I’m a terrible deviant.
Like, I can be wildly inappropriate with no problem. I have no issues with trespassing in the name of adventure and mountain views. I’m quite fond of the curse words. I’ll talk about any questionable topic you want. In detail. Likely with some personal examples.
But I’m a terrible liar.
I think it’s the guilt. I don’t guilt well.
A co-worker accused me of stealing his candy bar yesterday. That another co-worker gave him.
Now, in my defense, the co-worker that gifted the candy bar is MY Work BFF. And this dude’s trying to claim her as his. And I’m not very good at sharing. So I didn’t appreciate her gifting him a candy bar.
But also, I didn’t actually take it.
And yet, they were accusing me so convincingly that I almost confessed.
Because I absolutely sounded guilty. And even started feeling guilty.
There was a moment when I thought, “Did I, though?”
I do love food. Very much. And I will take food from you. But only when I know you know I’m taking it. I’m fine with stealing your food from right in front of you.
I just can’t handle the guilt of stealing from you without your knowledge.
I did NOT take the candy bar.
So, anyway. I was sneaking through Vinton.
In my defense, it was a very long day. I had to go straight from one job to the next. And I didn’t get lunch yesterday. Because I’ve eaten through my snack drawer at work and forgot to replenish it. Because I’m also not great at adulting.
So I was STARVING.
Like, cursing at the cars around me, throwing what BB calls a “Sunshine tantrum” level starving.
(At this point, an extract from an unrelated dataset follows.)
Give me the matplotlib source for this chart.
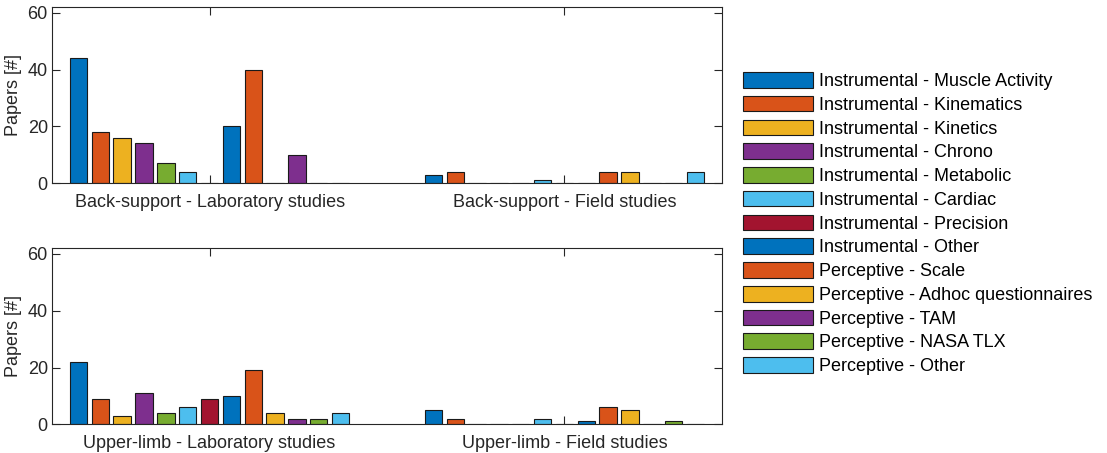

My body was actively consuming itself.
And verbally abusing me as it did so.
So you understand, right?
Why I had to?
Make a right.
Into the McDonald’s parking lot?
And holy shit, I was trying to be covert as hell.
Because OT lives back there.
And the last time I did this, he pulled up beside me in the drive through and started heckling me. Loudly. As I tried to order some cheeseburgers. And fries.
And PTSD is real.
Because when I crept up to the drive through last night, and some dudes started arguing, loudly, and aggressively, over by the dumpsters behind me. I almost jumped out of my car and ran.
Not because their fight was escalating quickly. And I was worried about gunshots. Which, I mean, it was and I maybe should have been.
But because my brain processed it as OT. And didn’t want to get caught. Ordering actual shit for dinner.
But the drive through speaker voice was talking to me. And I also don’t like to disappoint her. And the fighting behind me was quieting down. And my stomach was all like, “Fuck OT. Deluxe Quarter Pounder with Cheese. No onion. Now.” And the drive through speaker voice heard it. And offered some fries and sweet tea with it. And my stomach was all like, “Yes. All of that. You’re our favorite. You give the nice lady money now, Sunshine.”
So, that’s what I ate for dinner last night. And also maybe half a bag of Doritos and some bean dip. When I got home.
Because I also haven’t replenished the fridge here, either.
Because adulting is hard.
If you need me, I’ll be over here wallowing in my shame. And guilt. And deviance.